Is your definition of irreducible "the sum of the squares of characters equals the order of the group" (which is a terrible way to define it) or have you just proven that to be equivalent to the definition of irreducible.

 

[LagrangeEuler]

I think I used standard definition.
http://www.cmth.ph.ic.ac.uk/people/d.vvedensky/groups/Chapter5.pdf

 

[Office_Shredder]

That pdf doesn't define what an irreducible representation is, it assumes you already know. It simply talks about what the characters of irreducible representations are. Go back and look up what an irreducible representation is. (hint: it's in chapter 3)

 

[LagrangeEuler]

I read chapter 3. I'm not sure what you want me to do. It's obvious in case $Z_4$ that the representation with rotational matrices is reducible.

 

[Office_Shredder]

I read chapter 3. I'm not sure what you want me to do. It's obvious in case $Z_4$ that the representation with rotational matrices is reducible.

It's not obvious because it depends on what field you are working over, the reals or complex numbers. All I want you to do is tell me what the definition of an irreducible representation is. You should also think about what that definition means geometrically.

 

[LagrangeEuler]

I find eigen-values of rotational matrices which form group $Z_4$ and I got that some of them has complex eigen-values $i,-i$. All of them has real entries. Is that mean that group is reducible? And why?

 

[Office_Shredder]

I find eigen-values of rotational matrices which form group $Z_4$ and I got that some of them has complex eigen-values $i,-i$. All of them has real entries. Is that mean that group is reducible? And why?

You still haven't said what the definition of an irreducible representation is.
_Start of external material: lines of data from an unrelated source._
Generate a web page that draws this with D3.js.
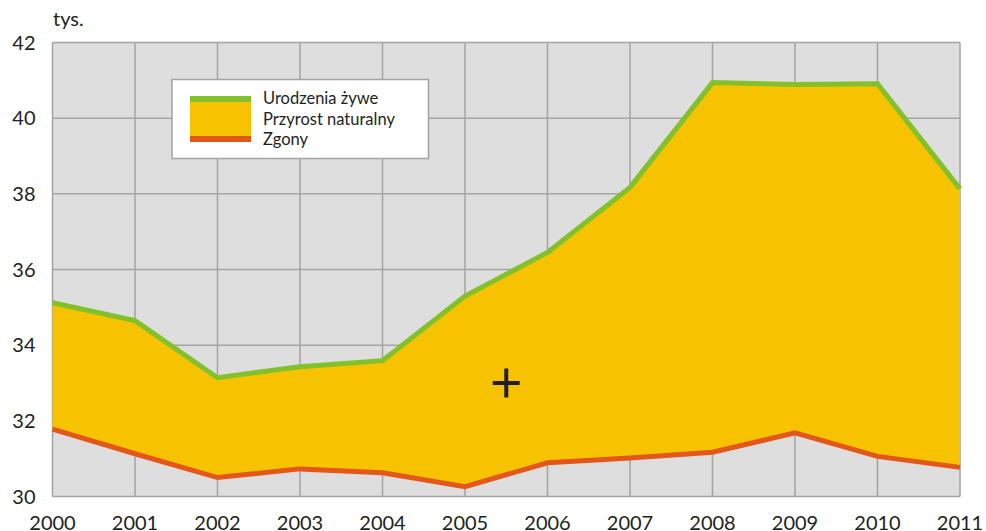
<!DOCTYPE html>
<html>
<head>
<meta charset="utf-8">
<script src="https://cdn.jsdelivr.net/npm/d3@7"></script>
<style>
  body { margin: 0; background: #fff; }
  text { font-family: Lato, "Open Sans", sans-serif; fill: #231f20; }
</style>
</head>
<body>
<script>
// data (thousands)
var years = [2000, 2001, 2002, 2003, 2004, 2005, 2006, 2007, 2008, 2009, 2010, 2011];
var births = [35.12, 34.65, 33.14, 33.43, 33.59, 35.30, 36.45, 38.17, 40.94, 40.89, 40.91, 38.13];
var deaths = [31.78, 31.13, 30.50, 30.73, 30.63, 30.26, 30.89, 31.02, 31.17, 31.68, 31.06, 30.77];
var yTicks = [30, 32, 34, 36, 38, 40, 42];
var legendLabels = ["Urodzenia żywe", "Przyrost naturalny", "Zgony"];

var W = 986, H = 531;
var margin = { top: 42.5, right: 26, bottom: 34.5, left: 52.5 };
var width = W - margin.left - margin.right;
var height = H - margin.top - margin.bottom;

var green = "#82c12a", yellow = "#f7c300", orange = "#e4571b";

var svg = d3.select("body").append("svg")
    .attr("width", W)
    .attr("height", H);

var g = svg.append("g")
    .attr("transform", "translate(" + margin.left + "," + margin.top + ")");

var x = d3.scaleLinear().domain([2000, 2011]).range([0, width]);
var y = d3.scaleLinear().domain([30, 42]).range([height, 0]);

// background
g.append("rect")
    .attr("width", width)
    .attr("height", height)
    .attr("fill", "#dedede");

// grid
g.selectAll("line.vgrid")
    .data(years)
    .enter().append("line")
    .attr("class", "vgrid")
    .attr("x1", function (d) { return x(d); })
    .attr("x2", function (d) { return x(d); })
    .attr("y1", 0).attr("y2", height)
    .attr("stroke", "#a3a3a3").attr("stroke-width", 1.5);

g.selectAll("line.hgrid")
    .data(yTicks)
    .enter().append("line")
    .attr("class", "hgrid")
    .attr("x1", 0).attr("x2", width)
    .attr("y1", function (d) { return y(d); })
    .attr("y2", function (d) { return y(d); })
    .attr("stroke", "#a3a3a3").attr("stroke-width", 1.5);

// area between births and deaths
var rows = years.map(function (yr, i) { return { yr: yr, b: births[i], d: deaths[i] }; });

var area = d3.area()
    .x(function (d) { return x(d.yr); })
    .y0(function (d) { return y(d.d); })
    .y1(function (d) { return y(d.b); });

g.append("path")
    .datum(rows)
    .attr("d", area)
    .attr("fill", yellow);

var lineB = d3.line().x(function (d) { return x(d.yr); }).y(function (d) { return y(d.b); });
var lineD = d3.line().x(function (d) { return x(d.yr); }).y(function (d) { return y(d.d); });

g.append("path")
    .datum(rows)
    .attr("d", lineD)
    .attr("fill", "none")
    .attr("stroke", orange)
    .attr("stroke-width", 5);

g.append("path")
    .datum(rows)
    .attr("d", lineB)
    .attr("fill", "none")
    .attr("stroke", green)
    .attr("stroke-width", 5);

// stray plus mark in the middle
var px = x(2005.5), py = y(33);
g.append("path")
    .attr("d", "M" + (px - 13.5) + "," + py + "h27M" + px + "," + (py - 14.5) + "v29")
    .attr("stroke", "#231f20")
    .attr("stroke-width", 4);

// axes labels
g.selectAll("text.ytick")
    .data(yTicks)
    .enter().append("text")
    .attr("class", "ytick")
    .attr("x", -17)
    .attr("y", function (d) { return y(d); })
    .attr("dy", "0.36em")
    .attr("text-anchor", "end")
    .style("font-size", "20px")
    .text(function (d) { return d; });

g.selectAll("text.xtick")
    .data(years)
    .enter().append("text")
    .attr("class", "xtick")
    .attr("x", function (d) { return x(d); })
    .attr("y", height + 33)
    .attr("text-anchor", "middle")
    .style("font-size", "20px")
    .text(function (d) { return d; });

svg.append("text")
    .attr("x", 53)
    .attr("y", 26)
    .style("font-size", "20px")
    .text("tys.");

// legend
var leg = svg.append("g").attr("transform", "translate(172,79.5)");
leg.append("rect")
    .attr("width", 256.5)
    .attr("height", 79)
    .attr("fill", "#fff")
    .attr("stroke", "#a3a3a3")
    .attr("stroke-width", 1.5);
leg.append("rect").attr("x", 18).attr("y", 16.5).attr("width", 61).attr("height", 6).attr("fill", green);
leg.append("rect").attr("x", 18).attr("y", 22.5).attr("width", 61).attr("height", 34).attr("fill", yellow);
leg.append("rect").attr("x", 18).attr("y", 56.5).attr("width", 61).attr("height", 6).attr("fill", orange);
leg.selectAll("text")
    .data(legendLabels)
    .enter().append("text")
    .attr("x", 91)
    .attr("y", function (d, i) { return 24.5 + i * 20.5; })
    .style("font-size", "16.5px")
    .text(function (d) { return d; });
</script>
</body>
</html>
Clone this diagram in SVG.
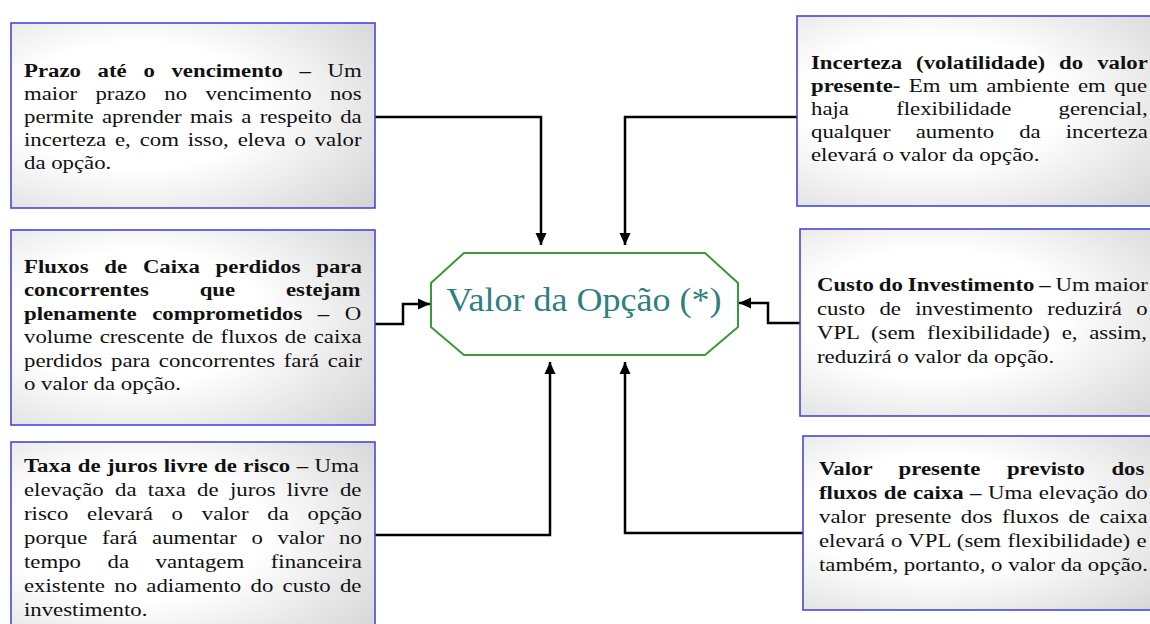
<svg xmlns="http://www.w3.org/2000/svg" width="1150" height="624" viewBox="0 0 1150 624">
<defs>
<radialGradient id="boxfill" cx="0.35" cy="0.45" r="0.85">
<stop offset="0.4" stop-color="#ffffff"/>
<stop offset="1" stop-color="#d2d2d2"/>
</radialGradient>
<marker id="arrow" markerUnits="userSpaceOnUse" viewBox="0 0 12 12" refX="12" refY="6" markerWidth="12" markerHeight="12" orient="auto">
<path d="M0,0.5 L12,6 L0,11.5 z" fill="#000"/>
</marker>
</defs>
<style>
.box { fill: url(#boxfill); stroke: #4646dc; stroke-width: 1.6; }
.t { font-family: "Liberation Serif", "Times New Roman", serif; font-size: 19px; fill: #111; }
.b { font-weight: bold; }
.conn { fill: none; stroke: #000; stroke-width: 2.5; marker-end: url(#arrow); }
.oct { fill: #fff; stroke: #3a9a3a; stroke-width: 2; }
.title { font-family: "Liberation Serif", "Times New Roman", serif; font-size: 33px; fill: #2f7f80; }
</style>
<rect width="1150" height="624" fill="#fff"/>

<g id="connectors">
<path class="conn" d="M375,117 H541 V245"/>
<path class="conn" d="M797,117 H625 V245"/>
<path class="conn" d="M375,324 H403 V304 H430"/>
<path class="conn" d="M800,323 H768 V303 H739"/>
<path class="conn" d="M375,535 H550 V362"/>
<path class="conn" d="M805,539 V533 H625 V362"/>
</g>

<g id="node-prazo">
<rect class="box" x="11" y="23" width="364" height="185"/>
<g transform="translate(24,0) scale(1.2,1)">
<text class="t" x="0" y="77" style="word-spacing:9.16px"><tspan class="b">Prazo até o vencimento –</tspan> Um</text>
<text class="t" x="0" y="100" style="word-spacing:10.5px">maior prazo no vencimento nos</text>
<text class="t" x="0" y="123" style="word-spacing:2.2px">permite aprender mais a respeito da</text>
<text class="t" x="0" y="146" style="word-spacing:2.6px">incerteza e, com isso, eleva o valor</text>
<text class="t" x="0" y="169">da opção.</text>
</g>
</g>

<g id="node-fluxos-perdidos">
<rect class="box" x="11" y="230" width="364" height="195"/>
<g transform="translate(24,0) scale(1.2,1)">
<text class="t b" x="0" y="273" style="word-spacing:8.4px">Fluxos de Caixa perdidos para</text>
<text class="t b" x="0" y="296.5" style="word-spacing:37.6px">concorrentes que estejam</text>
<text class="t" x="0" y="320" style="word-spacing:8.2px"><tspan class="b">plenamente comprometidos –</tspan> O</text>
<text class="t" x="0" y="343.5" style="word-spacing:1.36px">volume crescente de fluxos de caixa</text>
<text class="t" x="0" y="367" style="word-spacing:2.4px">perdidos para concorrentes fará cair</text>
<text class="t" x="0" y="390.5">o valor da opção.</text>
</g>
</g>

<g id="node-taxa-juros">
<rect class="box" x="11" y="442" width="364" height="200"/>
<g transform="translate(24,0) scale(1.2,1)">
<text class="t" x="0" y="472" style="word-spacing:0.66px"><tspan class="b">Taxa de juros livre de risco –</tspan> Uma</text>
<text class="t" x="0" y="496" style="word-spacing:4.7px">elevação da taxa de juros livre de</text>
<text class="t" x="0" y="520" style="word-spacing:10.9px">risco elevará o valor da opção</text>
<text class="t" x="0" y="544" style="word-spacing:7.5px">porque fará aumentar o valor no</text>
<text class="t" x="0" y="568" style="word-spacing:17.4px">tempo da vantagem financeira</text>
<text class="t" x="0" y="592" style="word-spacing:3px">existente no adiamento do custo de</text>
<text class="t" x="0" y="616">investimento.</text>
</g>
</g>

<g id="node-incerteza">
<rect class="box" x="797" y="16" width="380" height="190"/>
<g transform="translate(811,0) scale(1.2,1)">
<text class="t b" x="0" y="69" style="word-spacing:6.9px">Incerteza (volatilidade) do valor</text>
<text class="t" x="0" y="92" style="word-spacing:2.2px"><tspan class="b">presente-</tspan> Em um ambiente em que</text>
<text class="t" x="0" y="115" style="word-spacing:34.6px">haja flexibilidade gerencial,</text>
<text class="t" x="0" y="138" style="word-spacing:16.1px">qualquer aumento da incerteza</text>
<text class="t" x="0" y="161">elevará o valor da opção.</text>
</g>
</g>

<g id="node-custo">
<rect class="box" x="800" y="229" width="380" height="187"/>
<g transform="translate(817,0) scale(1.2,1)">
<text class="t" x="0" y="291" style="word-spacing:-0.67px"><tspan class="b">Custo do Investimento –</tspan> Um maior</text>
<text class="t" x="0" y="315" style="word-spacing:7.2px">custo de investimento reduzirá o</text>
<text class="t" x="0" y="339" style="word-spacing:5.1px">VPL (sem flexibilidade) e, assim,</text>
<text class="t" x="0" y="363">reduzirá o valor da opção.</text>
</g>
</g>

<g id="node-valor-presente">
<rect class="box" x="803" y="436" width="380" height="174"/>
<g transform="translate(819,0) scale(1.2,1)">
<text class="t b" x="0" y="475" style="word-spacing:17.3px">Valor presente previsto dos</text>
<text class="t" x="0" y="499" style="word-spacing:0.67px"><tspan class="b">fluxos de caixa –</tspan> Uma elevação do</text>
<text class="t" x="0" y="523" style="word-spacing:3.2px">valor presente dos fluxos de caixa</text>
<text class="t" x="0" y="547" style="word-spacing:0.5px">elevará o VPL (sem flexibilidade) e</text>
<text class="t" x="0" y="571">também, portanto, o valor da opção.</text>
</g>
</g>

<g id="node-valor-opcao">
<polygon class="oct" points="464,253 705,253 738,283 738,327 705,355 464,355 431,327 431,283"/>
<text class="title" x="584" y="311" text-anchor="middle" textLength="275" lengthAdjust="spacingAndGlyphs">Valor da Opção (*)</text>
</g>
</svg>
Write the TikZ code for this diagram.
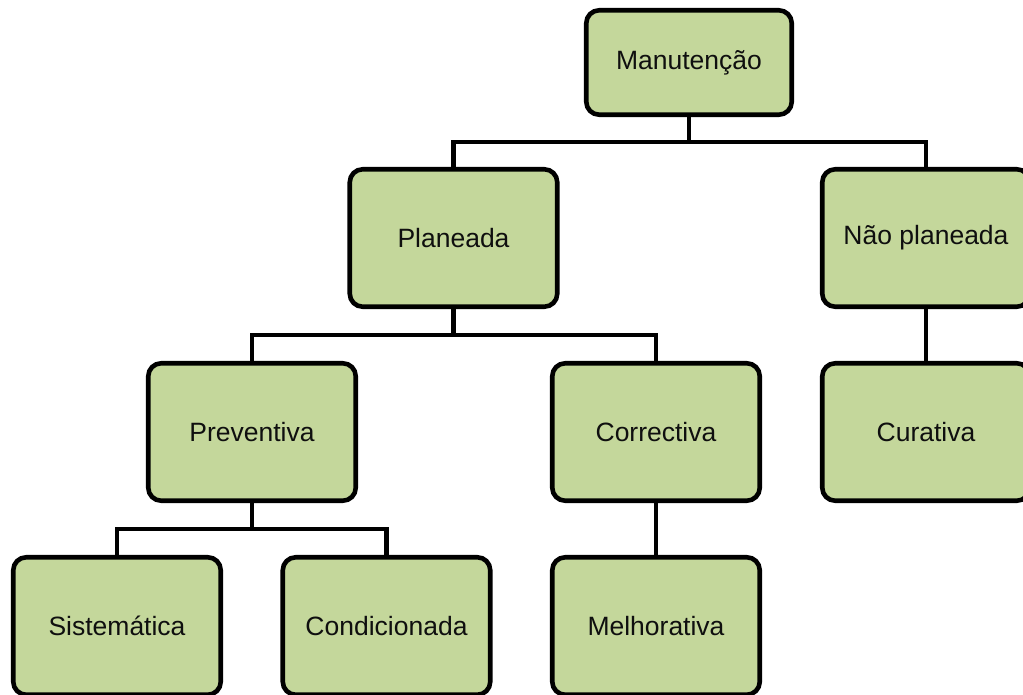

It's going to be impossible to answer the question of 'is this representation reducible' if you don't know what the definition of reducible is!

 

[LagrangeEuler]

In it is some linear subspace $W$ of space $V$ representation is called $G$ invariant if for any element $w \in W$ and every element $g$ in $G$.
$w\cdot g$ is in $W$. The restriction of representation to $W$ is known as subrepresentation. If group has only trivial subrepresentation it is irreducible. I'm not sure how to find in some cases invariant subspaces.

 

[Office_Shredder]

Yes, very good. OK, now let's look at our rotation example. Here is where it is very important that we be clear what field we are working over. If we have a representation
$$Z_4 \to GL(\mathbb{R},2)$$
that means we are considering real matrices only, and they are operating on $\mathbb{R}^2$. Consider the rotation by $\pi/2$. Is there a subspace W of $\mathbb{R}^2$ which is stable under a rotation by pi/2?

The answer is no, and it should be clear geometrically that this is impossible. Mathematically, any subspace of $\mathbb{R}^2$ is a one dimensional subspace, and if a one dimensional subspace is stable under a matrix acting on it then the spanning vector of that subspace is an eigenvector. So you can confirm that the rotation by pi/2 has no eigenvectors when it is acting on $\mathbb{R}^2$ and hence the representation under the reals is a two dimensional irreducible representation.

On the other hand, we can consider the representation
$$\phi: Z_4 \to \mathbb{C}^2$$.

Let g be a generator of $Z_4$ such that $\phi(g)$ is the rotation by pi/2 matrix. As you observed this matrix has eigenvalues i and -i, and two eigenvectors to go with them. Those eigenvectors span stable one dimensional subspaces of $\mathbb{C}^2$. Furthermore, the only other matrices we have to consider are $\phi(g^2) = \phi(g)^2$ and $\phi(g^3) = \phi(g)^3$. In general if v is an eigenvector of A, it's an eigenvector of A² and A³ as well, so those eigenvectors we found are eigenvectors of $\phi(g^2),\phi(g^3)$ and trivially as well $\phi(g^4)$ which is the identity matrix. Therefore they span stable one dimensional subspaces for the whole representation, and as a representation over the complex numbers the rotation matrix representation is reducible.